One more thing I owe him: in a very remote past I used to read Wislawa Szymborska's column in Zycie Literackie to get indications on most surprising books that seemed to escape attention of well-informed critics. I do not know whether her column still exists but now I come close to Paul's desk and look at books of the outer layer of the heap.

Paul helps me with my hibernated English1. He promised to correct the English version of this article. If there are any problems with language, thinking, data, just anything, please, do blame him exclusively.

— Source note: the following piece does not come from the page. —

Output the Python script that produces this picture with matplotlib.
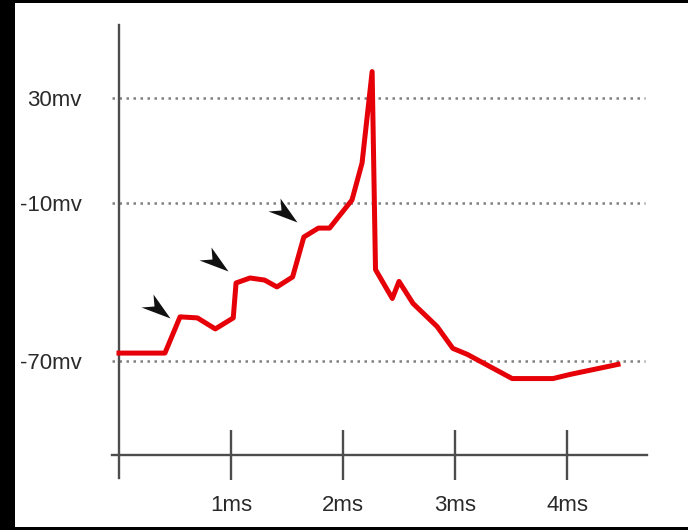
import numpy as np
import matplotlib.pyplot as plt
from matplotlib.path import Path
from matplotlib.patches import Rectangle

plt.rcParams['font.family'] = ['Liberation Sans', 'DejaVu Sans']

# membrane potential trace (time in ms, potential in mV)
t_ms = [0.0, 0.41, 0.545, 0.70, 0.86, 1.02, 1.045, 1.17, 1.30, 1.41, 1.55,
        1.65, 1.78, 1.88, 2.08, 2.17, 2.26, 2.29, 2.44, 2.50, 2.625, 2.84,
        2.98, 3.11, 3.51, 3.875, 4.03, 4.455]
v_mv = [-67.1, -67.1, -53.3, -53.7, -57.9, -53.7, -40.4, -38.5, -39.3, -41.9,
        -38.1, -22.9, -19.5, -19.5, -8.8, 5.3, 40.1, -35.3, -46.3, -39.8,
        -48.2, -57.0, -65.3, -67.6, -76.8, -76.8, -75.2, -71.4]

# y reference levels and x ticks
y_levels = [30, -10, -70]
y_labels = ['30mv', '-10mv', '-70mv']
x_ticks = [1, 2, 3, 4]
x_labels = ['1ms', '2ms', '3ms', '4ms']

# arrowhead tips pointing at the small steps
arrow_t = [0.455, 0.97, 1.59]
arrow_v = [-53.8, -35.9, -17.2]

fig = plt.figure(figsize=(6.88, 5.3), dpi=100, facecolor='black')
fig.patches.append(Rectangle((15 / 688, 3 / 530), 1, 524 / 530,
                             transform=fig.transFigure, facecolor='white',
                             edgecolor='none', zorder=-10))
ax = fig.add_axes([0, 0, 1, 1])
ax.set_facecolor('none')

ax.set_xlim(-1.0625, 5.08)
ax.set_ylim(-134.47, 67.36)

axis_col = '#4d4d4d'
for s in ['top', 'right']:
    ax.spines[s].set_visible(False)
ax.spines['left'].set_position(('data', 0))
ax.spines['left'].set_bounds(-114.6, 57.9)
ax.spines['bottom'].set_position(('data', -105.9))
ax.spines['bottom'].set_bounds(-0.06, 4.71)
for s in ['left', 'bottom']:
    ax.spines[s].set_color(axis_col)
    ax.spines[s].set_linewidth(1.7)

ax.set_xticks(x_ticks)
ax.set_xticklabels(x_labels)
ax.set_yticks(y_levels)
ax.set_yticklabels(y_labels)
ax.tick_params(axis='x', direction='inout', length=36, width=1.7,
               color=axis_col, labelsize=16, labelcolor='#2a2a2a', pad=11)
ax.tick_params(axis='y', length=0, labelsize=16, labelcolor='#2a2a2a', pad=27)
for lab in ax.get_xticklabels():
    lab.set_x(lab.get_position()[0])
    lab.set_horizontalalignment('center')

ax.hlines(y_levels, -0.06, 4.70, colors='#808080', linewidth=1.8,
          linestyles=(0, (1, 1.8)), zorder=1)

ax.plot(t_ms, v_mv, color='#e60008', linewidth=3.6, solid_joinstyle='round',
        zorder=3)

# chevron arrowhead, tip at origin, pixel offsets (y up)
chevron = Path([(0, 0), (-17, 24), (-16, 12), (-29, 11), (0, 0)],
               [Path.MOVETO, Path.LINETO, Path.LINETO, Path.LINETO, Path.CLOSEPOLY])
ax.plot(arrow_t, arrow_v, linestyle='none', marker=chevron,
        markersize=2 * 29 * 0.72, color='#111111', markeredgewidth=0, zorder=4)

fig.savefig('out.png', dpi=100, facecolor='black')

I have the company of another normal mathematician here, Waldir Quandt. It is even more surprising case. I'm thinking of the bitter analysis of Richard P.Feynman of Brazilian intellectuals; having read Surely You're Joking, Mr.Feynman! I could better situate the problems that I used to encounter in dealings with my students and my colleagues. Sure, the situation of eighties and nineties is not identical to the one of fifties – but it is not so different, either. What about the brilliant scientists, like Estevão Martins de Resende from Brasília of my Department colleague, Ruy Exel? Well, they are here but it does not contradict Feynman's description. There is quite a number of these (precious) examples of individuals with universal quality and doctorates from famous institutions from abroad. But Waldir who knows perfectly English and is a sophisticated intellectual who would be comfortably integrated with my friends from Paris or Wroclaw, he had all his formal education purely Brazilian and – I believe – has never traveled to Disneyland or other cultural centers abroad. So, he is a live example that there does not exist any “Feynman's curse”; anything can go fine in this land with no transplant from abroad.

I owe to Waldir my fascination with Portuguese. He owes me several nights of work provoked by his apparently innocent geometrical questions. Our students owe both of us all those nasty moments when we permanently insist that formulating one's views (be them mathematical or not) one should pay extreme attention to the smallest elements of speech.

Compiling this collection I was thinking of our students; the library of this scope and quality can fulfill there professional needs for many years (or lives) to come; but I've also thought about these three persons. The idea was to have at least five dedicated readers – and “five” is not so small number. Where's five here? Well, Jerzy Kocik counts – as well as I.